In this example, I didn’t output anything like articles, podcasts, or videos. But I output a decision based on the knowledge. For most of us, this is a kind of output. Without daily input and records, I am afraid I would never have time to study insurance.

Therefore, as a knowledge worker, your result of work is a decision. The problem is that you can never force yourself to think faster. You can only raise the quality of your decisions.

To summarize:

  • The premise of decision quality is to have enough knowledge

  • Enough knowledge comes from your daily accumulation

  • To better accumulate your knowledge, it is important to capture ideas easily.

How to understand the third rule? Think about it, how could you absorb all the information if you save a ten-thousand-word article? Or how could you remember all the information you need if you don’t take any notes?

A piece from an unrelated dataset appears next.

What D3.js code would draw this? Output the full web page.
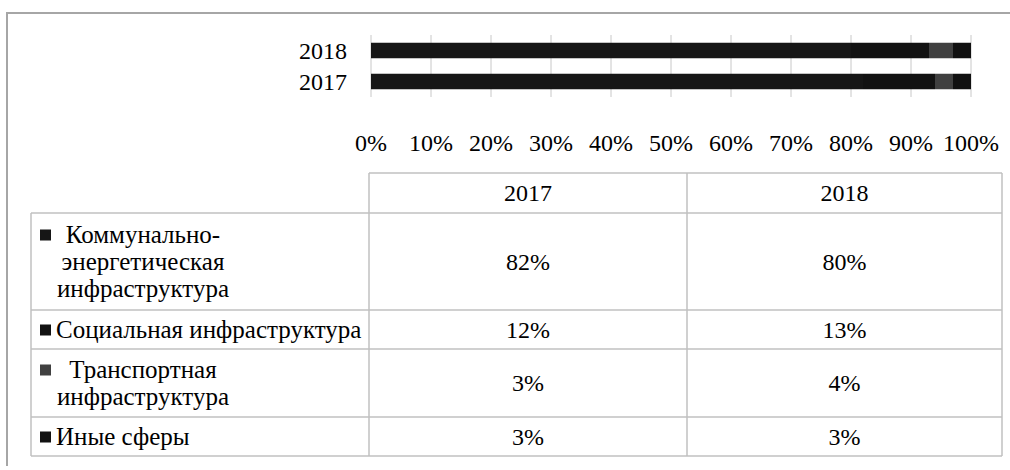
<!DOCTYPE html>
<html>
<head>
<meta charset="utf-8">
<script src="https://cdn.jsdelivr.net/npm/d3@7"></script>
<style>
  body { margin: 0; background: #fff; }
</style>
</head>
<body>
<svg width="1010" height="470"></svg>
<script>
  const years = ["2017", "2018"];
  const barOrder = ["2018", "2017"];
  const categories = [
    ["Коммунально-", "энергетическая", "инфраструктура"],
    ["Социальная инфраструктура"],
    ["Транспортная", "инфраструктура"],
    ["Иные сферы"]
  ];
  const values2017 = [82, 12, 3, 3];
  const values2018 = [80, 13, 4, 3];
  const ticks = [0, 10, 20, 30, 40, 50, 60, 70, 80, 90, 100];
  const colors = ["#161616", "#121212", "#404040", "#111111"];

  const svg = d3.select("svg")
    .attr("font-family", "'Liberation Serif', 'Times New Roman', serif");
  const fs = 24;   // цифры
  const fsL = 25;  // подписи категорий

  // рамка
  svg.append("path")
    .attr("d", "M7,466 V13 H1010")
    .attr("fill", "none")
    .attr("stroke", "#a6a6a6")
    .attr("stroke-width", 2);

  // шкалы
  const x = d3.scaleLinear().domain([0, 100]).range([371, 971]);
  const y = d3.scaleBand().domain(barOrder).range([35, 97]).paddingInner(0.5).paddingOuter(0.25);

  // сетка
  svg.selectAll("line.grid")
    .data(ticks)
    .enter()
    .append("line")
    .attr("class", "grid")
    .attr("x1", d => x(d)).attr("x2", d => x(d))
    .attr("y1", 35).attr("y2", 97)
    .attr("stroke", "#c8c8c8")
    .attr("stroke-width", 1);

  // сегменты
  const byYear = { "2017": values2017, "2018": values2018 };
  barOrder.forEach(yr => {
    const vals = byYear[yr];
    let acc = 0;
    const segs = vals.map((v, i) => { const s = { x0: acc, x1: acc + v, i }; acc += v; return s; });
    svg.selectAll("rect.b" + yr)
      .data(segs)
      .enter()
      .append("rect")
      .attr("x", d => x(d.x0))
      .attr("width", d => x(d.x1) - x(d.x0))
      .attr("y", y(yr))
      .attr("height", y.bandwidth())
      .attr("fill", d => colors[d.i]);
  });

  // подписи лет
  svg.selectAll("text.yr")
    .data(barOrder)
    .enter()
    .append("text")
    .attr("x", 347)
    .attr("y", d => y(d) + y.bandwidth() / 2)
    .attr("dy", "0.35em")
    .attr("text-anchor", "end")
    .attr("font-size", fs)
    .text(d => d);

  // подписи оси
  svg.selectAll("text.tick")
    .data(ticks)
    .enter()
    .append("text")
    .attr("x", d => x(d))
    .attr("y", 143)
    .attr("dy", "0.35em")
    .attr("text-anchor", "middle")
    .attr("font-size", fs)
    .text(d => d + "%");

  // таблица
  const colX = [31, 369, 687, 1002];
  const lineH = 27;
  const headTop = 173, headBottom = 213;
  const rowH = categories.map(c => c.length * 29 + 10);
  const rowTop = [];
  let yy = headBottom;
  rowH.forEach(h => { rowTop.push(yy); yy += h; });
  const tableBottom = yy;
  const grid = "#c0c0c0";

  const tbl = svg.append("g");
  tbl.append("line").attr("x1", colX[1]).attr("x2", colX[3]).attr("y1", headTop).attr("y2", headTop);
  [headBottom, ...rowTop.slice(1), tableBottom].forEach(v => {
    tbl.append("line").attr("x1", colX[0]).attr("x2", colX[3]).attr("y1", v).attr("y2", v);
  });
  tbl.append("line").attr("x1", colX[0]).attr("x2", colX[0]).attr("y1", headBottom).attr("y2", tableBottom);
  colX.slice(1).forEach(v => {
    tbl.append("line").attr("x1", v).attr("x2", v).attr("y1", headTop).attr("y2", tableBottom);
  });
  tbl.selectAll("line").attr("stroke", grid).attr("stroke-width", 1.5);

  // заголовки
  years.forEach((yr, j) => {
    svg.append("text")
      .attr("x", (colX[j + 1] + colX[j + 2]) / 2)
      .attr("y", (headTop + headBottom) / 2)
      .attr("dy", "0.35em")
      .attr("text-anchor", "middle")
      .attr("font-size", fs)
      .text(yr);
  });

  // строки
  categories.forEach((lines, i) => {
    const top = rowTop[i], h = rowH[i];
    const cy = top + h / 2;
    const firstY = cy - (lines.length - 1) * lineH / 2;
    svg.append("rect")
      .attr("x", 40).attr("y", firstY - 5)
      .attr("width", 11).attr("height", 11)
      .attr("fill", colors[i]);
    lines.forEach((ln, k) => {
      svg.append("text")
        .attr("x", lines.length > 1 ? 143 : 56)
        .attr("y", firstY + k * lineH)
        .attr("dy", "0.35em")
        .attr("text-anchor", lines.length > 1 ? "middle" : "start")
        .attr("font-size", fsL)
        .text(ln);
    });
    [values2017[i], values2018[i]].forEach((v, j) => {
      svg.append("text")
        .attr("x", (colX[j + 1] + colX[j + 2]) / 2)
        .attr("y", cy)
        .attr("dy", "0.35em")
        .attr("text-anchor", "middle")
        .attr("font-size", fs)
        .text(v + "%");
    });
  });
</script>
</body>
</html>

That’s why it is important to take notes on flomo. It is not for well-written articles but for better decisions.

#Input should be greater than output

When it comes to writing as a kind of output, we also have a few misunderstandings such as, what if these notes could not be used later? Should I continue to take notes since I still don’t know how to output after tons of memos?

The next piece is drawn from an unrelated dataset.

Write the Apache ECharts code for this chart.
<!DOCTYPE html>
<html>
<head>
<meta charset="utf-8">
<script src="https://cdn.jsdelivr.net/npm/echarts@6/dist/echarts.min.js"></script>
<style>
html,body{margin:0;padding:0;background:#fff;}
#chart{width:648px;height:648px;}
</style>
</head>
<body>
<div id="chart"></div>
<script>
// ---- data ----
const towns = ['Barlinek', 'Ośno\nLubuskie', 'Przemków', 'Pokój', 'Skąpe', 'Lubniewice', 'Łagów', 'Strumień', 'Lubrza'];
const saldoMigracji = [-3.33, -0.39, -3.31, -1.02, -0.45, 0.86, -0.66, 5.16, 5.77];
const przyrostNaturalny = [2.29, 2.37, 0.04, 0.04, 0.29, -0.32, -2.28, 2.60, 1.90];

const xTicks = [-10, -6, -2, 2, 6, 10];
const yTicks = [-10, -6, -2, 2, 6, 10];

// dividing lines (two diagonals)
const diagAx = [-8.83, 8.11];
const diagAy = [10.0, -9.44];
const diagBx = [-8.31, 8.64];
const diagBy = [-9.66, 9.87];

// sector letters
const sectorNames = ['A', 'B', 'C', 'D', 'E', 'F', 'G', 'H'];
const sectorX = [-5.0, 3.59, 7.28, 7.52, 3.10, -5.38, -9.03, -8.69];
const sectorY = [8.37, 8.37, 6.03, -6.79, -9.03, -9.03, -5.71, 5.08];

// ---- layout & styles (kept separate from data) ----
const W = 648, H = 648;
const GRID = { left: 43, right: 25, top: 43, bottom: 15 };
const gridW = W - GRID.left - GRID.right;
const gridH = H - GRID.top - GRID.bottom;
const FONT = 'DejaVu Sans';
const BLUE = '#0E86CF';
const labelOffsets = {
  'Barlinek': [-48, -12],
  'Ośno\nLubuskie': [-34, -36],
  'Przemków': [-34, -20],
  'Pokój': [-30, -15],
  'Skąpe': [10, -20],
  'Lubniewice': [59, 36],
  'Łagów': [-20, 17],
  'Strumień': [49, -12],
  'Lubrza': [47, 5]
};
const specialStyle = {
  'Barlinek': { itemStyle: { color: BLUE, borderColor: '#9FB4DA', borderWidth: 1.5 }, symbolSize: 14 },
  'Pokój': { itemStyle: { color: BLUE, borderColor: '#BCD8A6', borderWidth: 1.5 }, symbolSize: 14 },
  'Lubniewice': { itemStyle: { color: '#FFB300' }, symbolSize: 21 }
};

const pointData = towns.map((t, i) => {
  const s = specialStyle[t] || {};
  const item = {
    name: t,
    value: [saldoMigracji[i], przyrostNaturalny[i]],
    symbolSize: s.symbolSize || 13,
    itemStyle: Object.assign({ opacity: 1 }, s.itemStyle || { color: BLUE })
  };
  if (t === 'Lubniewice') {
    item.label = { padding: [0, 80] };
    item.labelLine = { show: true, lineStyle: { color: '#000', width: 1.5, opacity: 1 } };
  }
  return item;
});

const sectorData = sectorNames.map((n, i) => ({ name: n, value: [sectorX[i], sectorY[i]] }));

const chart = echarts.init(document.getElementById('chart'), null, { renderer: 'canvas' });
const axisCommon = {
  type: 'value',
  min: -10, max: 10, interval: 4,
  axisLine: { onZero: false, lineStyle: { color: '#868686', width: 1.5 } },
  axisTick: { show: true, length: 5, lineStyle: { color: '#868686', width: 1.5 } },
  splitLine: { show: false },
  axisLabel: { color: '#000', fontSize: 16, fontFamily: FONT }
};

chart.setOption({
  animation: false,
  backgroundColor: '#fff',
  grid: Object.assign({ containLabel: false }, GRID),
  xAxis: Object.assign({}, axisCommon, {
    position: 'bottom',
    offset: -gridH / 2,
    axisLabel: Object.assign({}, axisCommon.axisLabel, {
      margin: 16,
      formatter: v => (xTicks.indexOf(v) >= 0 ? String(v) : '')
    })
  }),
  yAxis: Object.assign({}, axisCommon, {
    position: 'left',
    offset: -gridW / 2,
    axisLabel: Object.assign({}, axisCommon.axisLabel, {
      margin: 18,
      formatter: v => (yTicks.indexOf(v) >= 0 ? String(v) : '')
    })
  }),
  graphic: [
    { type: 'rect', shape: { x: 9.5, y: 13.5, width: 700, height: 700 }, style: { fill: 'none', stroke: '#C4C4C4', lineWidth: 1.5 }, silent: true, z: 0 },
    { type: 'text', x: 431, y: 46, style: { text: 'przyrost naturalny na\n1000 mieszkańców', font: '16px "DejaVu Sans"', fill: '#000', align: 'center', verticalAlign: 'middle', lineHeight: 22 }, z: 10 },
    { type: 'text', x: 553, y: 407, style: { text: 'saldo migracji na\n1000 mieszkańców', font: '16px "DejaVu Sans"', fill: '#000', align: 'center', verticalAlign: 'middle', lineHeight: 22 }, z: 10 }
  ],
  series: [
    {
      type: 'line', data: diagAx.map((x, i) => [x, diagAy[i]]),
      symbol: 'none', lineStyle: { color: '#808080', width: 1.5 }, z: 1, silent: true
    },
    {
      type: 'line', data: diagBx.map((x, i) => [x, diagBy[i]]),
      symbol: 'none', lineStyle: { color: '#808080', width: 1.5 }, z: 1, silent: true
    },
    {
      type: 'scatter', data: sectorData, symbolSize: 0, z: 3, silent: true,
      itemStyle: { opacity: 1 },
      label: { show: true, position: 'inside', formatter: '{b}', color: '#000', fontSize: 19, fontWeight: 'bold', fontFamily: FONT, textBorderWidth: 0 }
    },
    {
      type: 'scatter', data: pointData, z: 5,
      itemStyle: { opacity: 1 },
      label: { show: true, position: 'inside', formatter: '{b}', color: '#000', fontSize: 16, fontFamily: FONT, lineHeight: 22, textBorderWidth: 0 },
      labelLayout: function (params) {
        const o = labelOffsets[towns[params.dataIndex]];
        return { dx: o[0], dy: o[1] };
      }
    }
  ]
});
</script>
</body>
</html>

I once read the article entitled Walking as a Productivity System, there is an inspiring paragraph:

“If you're trying to write an 80,000-word novel and you only write 80,000 words, it might be acceptable. But if you wrote 300,000 or 400,000 words and cut that back to 80,000, it’s almost certain that it would be a better novel.”

Similarly, many of our memos in flomo might not be used forever. Or many of them might be sporadic. But you see, in our lives, we need to do something that seems useless in order to find our true paths. It is the same while taking notes. All efforts are not made for nothing.

And here is another explanation, too. When we have no idea how to output anything, perhaps it is because we don’t have enough input. We don’t absorb as much information as possible to form our own structure. If you have more than a thousand memos in an area, maybe many problems will be solved automatically. I once wrote that an expert only has 50000 knowledge chunks (suppose that a memo is a chunk).

But please remember that there is no such an outputting tool to help you with the problem of not enough inputting. Sometimes when we find we could not output anything, the possible explanation is that we don’t have enough knowledge to do so.

Let go of the fear and anxiety about the future. Writing down everything on your mind in the present is more critical.